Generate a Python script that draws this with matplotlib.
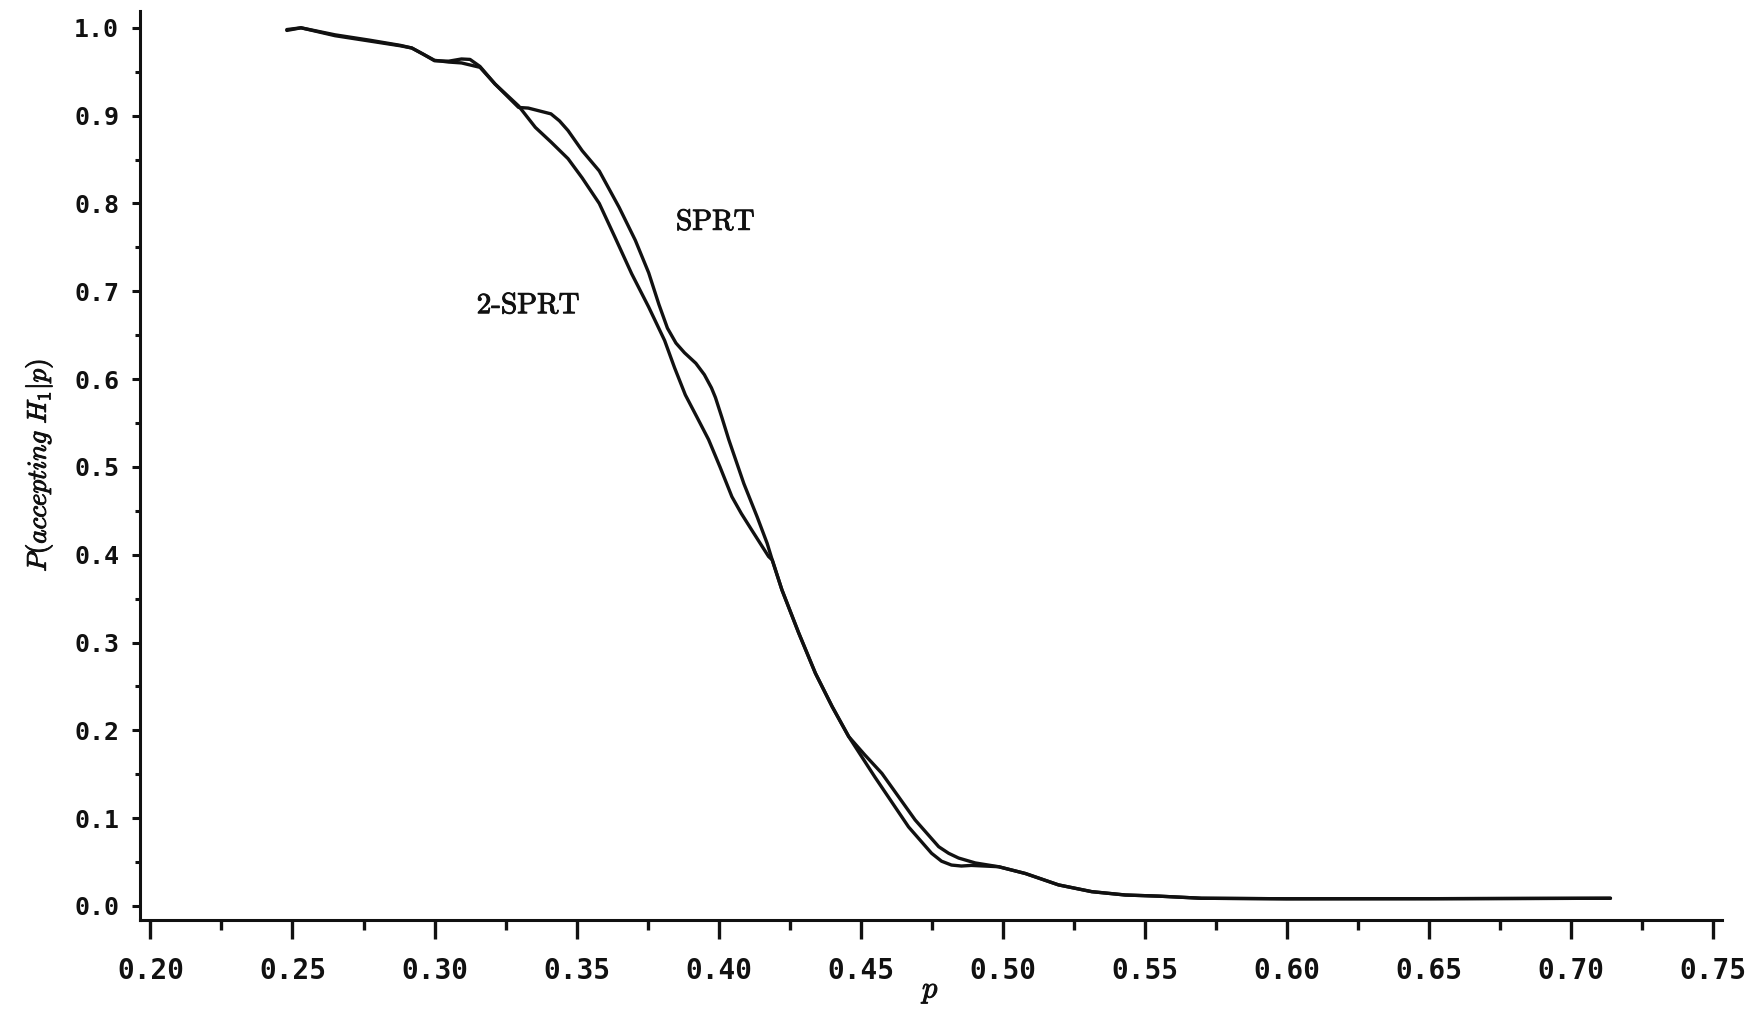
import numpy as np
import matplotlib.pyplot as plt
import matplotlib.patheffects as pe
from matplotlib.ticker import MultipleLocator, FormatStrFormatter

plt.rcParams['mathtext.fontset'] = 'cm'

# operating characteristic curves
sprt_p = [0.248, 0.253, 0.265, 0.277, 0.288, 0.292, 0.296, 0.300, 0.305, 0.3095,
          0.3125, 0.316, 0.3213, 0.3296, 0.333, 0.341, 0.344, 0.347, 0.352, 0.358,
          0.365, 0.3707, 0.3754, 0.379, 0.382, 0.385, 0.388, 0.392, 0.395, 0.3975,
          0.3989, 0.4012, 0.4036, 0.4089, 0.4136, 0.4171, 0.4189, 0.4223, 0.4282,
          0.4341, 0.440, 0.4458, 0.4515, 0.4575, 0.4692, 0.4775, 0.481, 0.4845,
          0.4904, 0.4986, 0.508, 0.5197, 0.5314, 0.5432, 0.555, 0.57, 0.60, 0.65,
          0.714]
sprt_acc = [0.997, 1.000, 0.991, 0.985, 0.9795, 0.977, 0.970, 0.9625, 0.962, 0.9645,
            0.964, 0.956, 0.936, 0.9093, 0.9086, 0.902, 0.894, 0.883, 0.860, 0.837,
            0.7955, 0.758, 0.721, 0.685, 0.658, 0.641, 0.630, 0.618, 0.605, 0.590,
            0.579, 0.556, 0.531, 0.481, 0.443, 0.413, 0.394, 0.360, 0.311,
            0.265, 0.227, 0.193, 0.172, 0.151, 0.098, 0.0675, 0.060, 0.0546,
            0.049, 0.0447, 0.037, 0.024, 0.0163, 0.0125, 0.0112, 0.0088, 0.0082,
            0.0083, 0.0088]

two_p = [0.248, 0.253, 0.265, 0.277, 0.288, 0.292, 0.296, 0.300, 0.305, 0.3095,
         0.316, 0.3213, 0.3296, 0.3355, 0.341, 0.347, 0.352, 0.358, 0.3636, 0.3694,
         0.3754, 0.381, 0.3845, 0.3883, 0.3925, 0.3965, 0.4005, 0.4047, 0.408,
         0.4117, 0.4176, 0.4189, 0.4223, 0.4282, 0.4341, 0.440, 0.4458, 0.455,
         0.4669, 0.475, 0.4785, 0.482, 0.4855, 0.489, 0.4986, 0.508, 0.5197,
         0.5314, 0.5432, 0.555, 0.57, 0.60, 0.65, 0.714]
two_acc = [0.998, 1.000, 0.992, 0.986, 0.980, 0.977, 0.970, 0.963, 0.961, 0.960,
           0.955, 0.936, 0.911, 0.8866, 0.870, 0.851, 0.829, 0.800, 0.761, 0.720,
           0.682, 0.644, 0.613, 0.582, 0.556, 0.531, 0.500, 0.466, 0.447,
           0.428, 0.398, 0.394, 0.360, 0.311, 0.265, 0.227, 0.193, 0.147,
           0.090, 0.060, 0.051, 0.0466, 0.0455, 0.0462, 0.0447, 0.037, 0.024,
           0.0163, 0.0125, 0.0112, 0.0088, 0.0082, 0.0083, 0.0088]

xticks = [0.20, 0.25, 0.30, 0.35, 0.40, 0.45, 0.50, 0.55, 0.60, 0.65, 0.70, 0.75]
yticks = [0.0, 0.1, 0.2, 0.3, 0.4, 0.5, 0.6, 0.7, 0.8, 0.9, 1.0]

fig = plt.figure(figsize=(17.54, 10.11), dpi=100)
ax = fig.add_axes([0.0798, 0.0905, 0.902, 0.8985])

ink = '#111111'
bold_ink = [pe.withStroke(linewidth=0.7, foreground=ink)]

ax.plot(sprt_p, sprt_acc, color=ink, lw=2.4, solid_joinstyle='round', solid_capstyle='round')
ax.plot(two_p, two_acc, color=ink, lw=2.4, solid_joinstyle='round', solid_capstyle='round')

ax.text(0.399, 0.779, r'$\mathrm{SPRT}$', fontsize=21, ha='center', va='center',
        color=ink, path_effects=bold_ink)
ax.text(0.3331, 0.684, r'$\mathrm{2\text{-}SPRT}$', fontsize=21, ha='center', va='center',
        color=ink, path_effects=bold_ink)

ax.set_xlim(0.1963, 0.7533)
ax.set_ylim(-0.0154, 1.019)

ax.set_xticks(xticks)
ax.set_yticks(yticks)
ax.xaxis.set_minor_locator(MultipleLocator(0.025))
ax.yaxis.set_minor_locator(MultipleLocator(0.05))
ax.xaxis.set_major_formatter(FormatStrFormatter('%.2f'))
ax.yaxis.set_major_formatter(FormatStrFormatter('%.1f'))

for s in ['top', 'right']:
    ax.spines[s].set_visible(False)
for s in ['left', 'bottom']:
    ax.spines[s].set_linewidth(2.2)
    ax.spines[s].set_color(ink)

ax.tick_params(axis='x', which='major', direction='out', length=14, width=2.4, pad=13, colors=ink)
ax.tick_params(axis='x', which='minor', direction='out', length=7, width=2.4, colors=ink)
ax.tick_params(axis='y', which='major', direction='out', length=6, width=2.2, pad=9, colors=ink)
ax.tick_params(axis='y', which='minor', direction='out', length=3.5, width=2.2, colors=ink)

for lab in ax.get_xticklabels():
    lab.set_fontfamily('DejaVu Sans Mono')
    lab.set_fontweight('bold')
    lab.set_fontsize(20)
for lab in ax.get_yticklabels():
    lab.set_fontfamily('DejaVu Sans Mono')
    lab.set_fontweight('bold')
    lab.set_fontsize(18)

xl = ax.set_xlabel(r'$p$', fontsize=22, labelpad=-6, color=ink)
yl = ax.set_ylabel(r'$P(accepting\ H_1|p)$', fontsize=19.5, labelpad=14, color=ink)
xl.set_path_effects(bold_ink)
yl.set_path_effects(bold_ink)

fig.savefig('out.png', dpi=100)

########################################

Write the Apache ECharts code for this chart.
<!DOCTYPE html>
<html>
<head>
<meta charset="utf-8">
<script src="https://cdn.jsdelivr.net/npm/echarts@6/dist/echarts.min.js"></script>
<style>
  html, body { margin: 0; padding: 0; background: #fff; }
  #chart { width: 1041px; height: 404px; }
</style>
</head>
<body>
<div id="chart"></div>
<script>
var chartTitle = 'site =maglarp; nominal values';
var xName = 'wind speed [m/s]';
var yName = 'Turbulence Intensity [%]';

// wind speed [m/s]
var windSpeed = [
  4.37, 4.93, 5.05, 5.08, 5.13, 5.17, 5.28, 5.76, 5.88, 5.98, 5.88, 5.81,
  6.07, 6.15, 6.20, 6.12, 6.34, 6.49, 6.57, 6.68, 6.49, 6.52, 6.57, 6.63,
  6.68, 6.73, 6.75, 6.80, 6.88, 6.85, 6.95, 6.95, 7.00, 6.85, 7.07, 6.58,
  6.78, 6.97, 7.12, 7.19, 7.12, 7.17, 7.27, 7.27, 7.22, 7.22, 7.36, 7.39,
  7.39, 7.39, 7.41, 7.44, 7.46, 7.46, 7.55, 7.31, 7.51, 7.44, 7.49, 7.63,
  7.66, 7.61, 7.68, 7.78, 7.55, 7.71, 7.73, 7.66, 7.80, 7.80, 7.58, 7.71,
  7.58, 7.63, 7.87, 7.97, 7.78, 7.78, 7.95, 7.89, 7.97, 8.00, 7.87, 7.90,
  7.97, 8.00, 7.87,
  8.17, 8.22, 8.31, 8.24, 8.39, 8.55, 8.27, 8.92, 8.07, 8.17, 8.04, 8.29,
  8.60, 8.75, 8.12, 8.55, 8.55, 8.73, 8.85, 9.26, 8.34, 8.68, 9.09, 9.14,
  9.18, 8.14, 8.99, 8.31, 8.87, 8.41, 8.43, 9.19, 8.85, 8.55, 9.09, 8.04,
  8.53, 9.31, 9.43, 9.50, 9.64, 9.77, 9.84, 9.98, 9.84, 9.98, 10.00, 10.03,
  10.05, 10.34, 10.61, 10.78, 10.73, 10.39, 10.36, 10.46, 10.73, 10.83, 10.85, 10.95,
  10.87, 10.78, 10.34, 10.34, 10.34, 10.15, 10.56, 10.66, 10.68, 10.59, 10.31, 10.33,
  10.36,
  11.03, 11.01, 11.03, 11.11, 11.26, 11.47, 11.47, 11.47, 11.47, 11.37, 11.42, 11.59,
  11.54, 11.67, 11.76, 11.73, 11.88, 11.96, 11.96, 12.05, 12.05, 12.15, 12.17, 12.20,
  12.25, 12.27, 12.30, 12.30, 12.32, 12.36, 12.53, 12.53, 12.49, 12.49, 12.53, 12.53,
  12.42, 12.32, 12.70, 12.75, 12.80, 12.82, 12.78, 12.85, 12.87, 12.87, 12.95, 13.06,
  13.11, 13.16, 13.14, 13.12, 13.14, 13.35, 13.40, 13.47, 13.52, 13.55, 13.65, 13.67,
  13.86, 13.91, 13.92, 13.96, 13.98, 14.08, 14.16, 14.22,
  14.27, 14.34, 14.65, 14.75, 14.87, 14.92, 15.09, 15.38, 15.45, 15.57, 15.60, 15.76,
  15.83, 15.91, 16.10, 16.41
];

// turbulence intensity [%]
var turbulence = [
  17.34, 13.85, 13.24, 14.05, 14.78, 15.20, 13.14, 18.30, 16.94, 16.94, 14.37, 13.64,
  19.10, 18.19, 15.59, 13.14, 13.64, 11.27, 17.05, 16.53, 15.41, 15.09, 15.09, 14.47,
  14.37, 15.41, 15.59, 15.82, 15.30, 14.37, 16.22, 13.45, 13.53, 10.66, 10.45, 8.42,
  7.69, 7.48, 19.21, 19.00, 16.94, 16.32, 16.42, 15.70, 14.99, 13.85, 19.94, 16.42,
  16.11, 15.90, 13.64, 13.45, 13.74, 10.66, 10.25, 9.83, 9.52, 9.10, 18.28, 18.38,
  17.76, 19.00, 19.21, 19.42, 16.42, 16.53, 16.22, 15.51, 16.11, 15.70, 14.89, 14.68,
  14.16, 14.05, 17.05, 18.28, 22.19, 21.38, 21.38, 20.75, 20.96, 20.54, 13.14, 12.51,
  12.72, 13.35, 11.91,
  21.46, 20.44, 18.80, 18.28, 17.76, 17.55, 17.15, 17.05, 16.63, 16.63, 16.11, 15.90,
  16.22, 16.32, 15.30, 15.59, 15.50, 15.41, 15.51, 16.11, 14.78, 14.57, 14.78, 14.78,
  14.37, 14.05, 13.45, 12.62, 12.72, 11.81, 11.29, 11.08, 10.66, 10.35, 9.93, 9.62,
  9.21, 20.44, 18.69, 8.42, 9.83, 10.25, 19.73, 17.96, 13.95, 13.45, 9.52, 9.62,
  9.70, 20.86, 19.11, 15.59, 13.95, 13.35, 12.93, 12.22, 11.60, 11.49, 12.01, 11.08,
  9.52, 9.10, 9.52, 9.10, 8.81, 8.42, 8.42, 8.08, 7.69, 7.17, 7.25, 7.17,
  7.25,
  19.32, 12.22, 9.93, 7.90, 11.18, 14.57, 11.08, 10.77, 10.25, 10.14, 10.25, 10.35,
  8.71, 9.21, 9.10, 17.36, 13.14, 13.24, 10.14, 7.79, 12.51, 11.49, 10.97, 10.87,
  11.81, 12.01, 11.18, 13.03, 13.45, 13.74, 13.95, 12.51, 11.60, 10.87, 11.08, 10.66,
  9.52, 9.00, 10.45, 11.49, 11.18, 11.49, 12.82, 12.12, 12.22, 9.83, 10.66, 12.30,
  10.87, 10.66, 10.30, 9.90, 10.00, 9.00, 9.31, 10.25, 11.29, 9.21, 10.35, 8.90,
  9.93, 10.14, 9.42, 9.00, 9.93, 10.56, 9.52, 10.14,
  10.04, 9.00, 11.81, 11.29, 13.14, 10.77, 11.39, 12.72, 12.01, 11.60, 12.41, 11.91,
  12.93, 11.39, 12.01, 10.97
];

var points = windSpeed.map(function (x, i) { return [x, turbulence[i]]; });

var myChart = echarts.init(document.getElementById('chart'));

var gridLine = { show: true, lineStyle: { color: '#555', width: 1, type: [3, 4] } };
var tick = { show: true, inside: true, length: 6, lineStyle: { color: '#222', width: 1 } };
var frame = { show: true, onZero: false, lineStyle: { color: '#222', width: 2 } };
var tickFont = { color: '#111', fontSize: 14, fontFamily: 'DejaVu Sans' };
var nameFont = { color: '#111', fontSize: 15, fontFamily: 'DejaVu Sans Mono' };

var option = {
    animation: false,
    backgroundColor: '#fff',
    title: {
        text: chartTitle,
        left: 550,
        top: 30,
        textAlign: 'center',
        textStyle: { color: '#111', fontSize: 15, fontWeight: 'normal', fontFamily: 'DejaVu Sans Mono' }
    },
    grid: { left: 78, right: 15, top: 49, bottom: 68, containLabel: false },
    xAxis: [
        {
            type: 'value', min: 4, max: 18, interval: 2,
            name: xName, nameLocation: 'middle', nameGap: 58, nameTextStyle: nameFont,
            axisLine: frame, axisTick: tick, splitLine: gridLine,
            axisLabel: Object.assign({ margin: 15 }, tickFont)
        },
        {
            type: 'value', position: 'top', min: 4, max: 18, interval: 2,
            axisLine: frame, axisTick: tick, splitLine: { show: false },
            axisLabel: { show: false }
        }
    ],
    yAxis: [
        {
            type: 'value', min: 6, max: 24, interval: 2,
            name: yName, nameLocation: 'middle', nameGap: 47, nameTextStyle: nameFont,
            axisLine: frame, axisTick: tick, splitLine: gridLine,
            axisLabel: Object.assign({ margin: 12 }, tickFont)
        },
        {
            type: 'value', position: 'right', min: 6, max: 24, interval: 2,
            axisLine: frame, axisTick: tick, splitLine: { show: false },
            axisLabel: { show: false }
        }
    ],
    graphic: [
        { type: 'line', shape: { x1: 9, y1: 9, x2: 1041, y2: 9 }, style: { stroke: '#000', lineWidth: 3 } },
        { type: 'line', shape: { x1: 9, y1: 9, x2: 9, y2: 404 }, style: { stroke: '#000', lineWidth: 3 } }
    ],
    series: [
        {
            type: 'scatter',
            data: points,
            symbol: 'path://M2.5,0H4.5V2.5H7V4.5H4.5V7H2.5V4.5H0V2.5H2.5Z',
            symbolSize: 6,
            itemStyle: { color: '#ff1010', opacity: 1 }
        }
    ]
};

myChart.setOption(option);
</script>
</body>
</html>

########################################

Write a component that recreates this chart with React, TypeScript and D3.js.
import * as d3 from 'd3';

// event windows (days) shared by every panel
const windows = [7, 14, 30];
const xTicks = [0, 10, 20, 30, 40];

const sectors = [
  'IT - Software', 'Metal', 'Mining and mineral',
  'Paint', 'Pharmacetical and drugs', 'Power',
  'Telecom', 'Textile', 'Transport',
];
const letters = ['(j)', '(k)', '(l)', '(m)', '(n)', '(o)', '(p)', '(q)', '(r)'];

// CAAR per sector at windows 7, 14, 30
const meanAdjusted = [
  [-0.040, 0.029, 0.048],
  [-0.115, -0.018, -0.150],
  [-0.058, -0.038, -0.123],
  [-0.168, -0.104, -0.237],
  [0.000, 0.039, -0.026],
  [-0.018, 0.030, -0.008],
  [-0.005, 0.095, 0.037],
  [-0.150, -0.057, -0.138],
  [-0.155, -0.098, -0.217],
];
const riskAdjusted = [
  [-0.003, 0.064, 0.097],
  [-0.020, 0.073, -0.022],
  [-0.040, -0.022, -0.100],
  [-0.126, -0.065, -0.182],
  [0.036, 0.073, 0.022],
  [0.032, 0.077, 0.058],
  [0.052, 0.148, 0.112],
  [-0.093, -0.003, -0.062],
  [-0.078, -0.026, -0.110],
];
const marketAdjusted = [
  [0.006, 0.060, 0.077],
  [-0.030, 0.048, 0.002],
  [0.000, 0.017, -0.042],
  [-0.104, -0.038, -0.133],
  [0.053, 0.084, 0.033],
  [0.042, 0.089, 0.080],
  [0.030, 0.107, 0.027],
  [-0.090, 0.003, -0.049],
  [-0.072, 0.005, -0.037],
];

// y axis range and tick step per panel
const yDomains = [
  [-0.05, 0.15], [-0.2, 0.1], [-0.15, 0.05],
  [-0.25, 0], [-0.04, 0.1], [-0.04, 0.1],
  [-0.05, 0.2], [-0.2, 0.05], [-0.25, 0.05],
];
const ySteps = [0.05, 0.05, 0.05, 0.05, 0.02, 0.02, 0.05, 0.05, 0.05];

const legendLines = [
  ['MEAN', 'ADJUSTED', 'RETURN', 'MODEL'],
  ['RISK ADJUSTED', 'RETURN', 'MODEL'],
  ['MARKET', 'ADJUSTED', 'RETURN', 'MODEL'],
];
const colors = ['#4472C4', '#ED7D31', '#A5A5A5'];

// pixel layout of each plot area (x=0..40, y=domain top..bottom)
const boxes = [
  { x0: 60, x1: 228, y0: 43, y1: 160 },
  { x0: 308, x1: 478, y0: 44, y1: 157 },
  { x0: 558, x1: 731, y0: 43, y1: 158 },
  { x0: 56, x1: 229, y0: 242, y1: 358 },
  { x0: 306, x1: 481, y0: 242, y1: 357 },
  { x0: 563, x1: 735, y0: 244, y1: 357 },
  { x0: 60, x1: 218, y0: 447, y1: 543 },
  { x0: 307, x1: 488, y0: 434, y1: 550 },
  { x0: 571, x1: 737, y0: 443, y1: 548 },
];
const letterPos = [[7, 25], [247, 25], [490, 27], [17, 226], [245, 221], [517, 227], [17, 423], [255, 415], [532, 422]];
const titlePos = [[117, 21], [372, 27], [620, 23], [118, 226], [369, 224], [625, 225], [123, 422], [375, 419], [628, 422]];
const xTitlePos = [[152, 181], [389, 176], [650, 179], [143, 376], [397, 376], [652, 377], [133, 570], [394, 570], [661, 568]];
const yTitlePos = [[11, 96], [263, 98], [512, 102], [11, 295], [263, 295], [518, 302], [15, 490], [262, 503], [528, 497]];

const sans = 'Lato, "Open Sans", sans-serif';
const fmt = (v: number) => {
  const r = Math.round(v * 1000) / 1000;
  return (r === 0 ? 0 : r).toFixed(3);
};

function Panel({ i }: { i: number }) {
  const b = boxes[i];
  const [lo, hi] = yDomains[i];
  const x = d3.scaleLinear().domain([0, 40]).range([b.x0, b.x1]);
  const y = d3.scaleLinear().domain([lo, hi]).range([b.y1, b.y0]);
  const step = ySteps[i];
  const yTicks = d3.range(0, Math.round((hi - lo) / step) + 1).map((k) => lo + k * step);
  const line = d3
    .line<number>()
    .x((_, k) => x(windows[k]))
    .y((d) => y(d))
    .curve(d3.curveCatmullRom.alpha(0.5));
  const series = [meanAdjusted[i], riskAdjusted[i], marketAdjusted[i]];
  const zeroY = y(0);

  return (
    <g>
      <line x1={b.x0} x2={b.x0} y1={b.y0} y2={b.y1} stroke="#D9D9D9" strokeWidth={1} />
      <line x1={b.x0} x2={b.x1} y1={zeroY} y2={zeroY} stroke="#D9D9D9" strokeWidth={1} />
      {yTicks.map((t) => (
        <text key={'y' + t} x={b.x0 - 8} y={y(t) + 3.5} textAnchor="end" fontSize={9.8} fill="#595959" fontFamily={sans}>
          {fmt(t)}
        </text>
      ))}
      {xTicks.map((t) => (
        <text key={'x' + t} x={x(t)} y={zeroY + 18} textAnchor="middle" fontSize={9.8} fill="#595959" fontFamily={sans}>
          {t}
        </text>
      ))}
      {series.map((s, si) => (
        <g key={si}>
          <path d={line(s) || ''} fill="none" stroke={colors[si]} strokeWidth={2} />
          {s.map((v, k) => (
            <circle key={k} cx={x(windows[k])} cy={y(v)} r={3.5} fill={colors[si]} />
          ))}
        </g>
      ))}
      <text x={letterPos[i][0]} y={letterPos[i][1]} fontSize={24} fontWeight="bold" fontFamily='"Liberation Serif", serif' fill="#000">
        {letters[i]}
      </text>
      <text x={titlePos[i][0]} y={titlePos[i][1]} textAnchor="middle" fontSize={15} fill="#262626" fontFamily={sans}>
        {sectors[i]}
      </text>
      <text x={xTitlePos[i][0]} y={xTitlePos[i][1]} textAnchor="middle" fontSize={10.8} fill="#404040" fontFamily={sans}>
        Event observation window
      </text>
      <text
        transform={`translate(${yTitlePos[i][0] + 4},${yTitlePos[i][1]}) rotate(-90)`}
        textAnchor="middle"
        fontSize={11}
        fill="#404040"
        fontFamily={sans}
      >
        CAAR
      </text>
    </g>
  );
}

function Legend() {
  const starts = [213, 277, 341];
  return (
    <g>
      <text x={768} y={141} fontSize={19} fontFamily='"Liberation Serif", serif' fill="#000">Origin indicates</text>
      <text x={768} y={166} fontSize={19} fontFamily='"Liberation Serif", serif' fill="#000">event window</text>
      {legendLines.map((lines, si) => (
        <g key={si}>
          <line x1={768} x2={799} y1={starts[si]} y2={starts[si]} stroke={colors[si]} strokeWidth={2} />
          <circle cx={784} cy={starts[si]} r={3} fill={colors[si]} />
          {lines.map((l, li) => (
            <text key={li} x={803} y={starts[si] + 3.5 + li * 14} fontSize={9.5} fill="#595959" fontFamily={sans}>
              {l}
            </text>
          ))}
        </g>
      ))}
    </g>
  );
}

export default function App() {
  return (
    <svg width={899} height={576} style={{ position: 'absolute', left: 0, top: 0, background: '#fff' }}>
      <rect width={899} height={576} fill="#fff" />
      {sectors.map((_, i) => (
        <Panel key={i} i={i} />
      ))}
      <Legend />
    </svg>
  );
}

########################################

### WHAT IS NEEDED
Each line from the line containing "Write the Apache ECharts code for this chart." through the line containing "var yName = 'Turbulence Intensity [%]';" is to be transcribed exactly, and no other line.

### REPLY
Write the Apache ECharts code for this chart.
<!DOCTYPE html>
<html>
<head>
<meta charset="utf-8">
<script src="https://cdn.jsdelivr.net/npm/echarts@6/dist/echarts.min.js"></script>
<style>
  html, body { margin: 0; padding: 0; background: #fff; }
  #chart { width: 1041px; height: 404px; }
</style>
</head>
<body>
<div id="chart"></div>
<script>
var chartTitle = 'site =maglarp; nominal values';
var xName = 'wind speed [m/s]';
var yName = 'Turbulence Intensity [%]';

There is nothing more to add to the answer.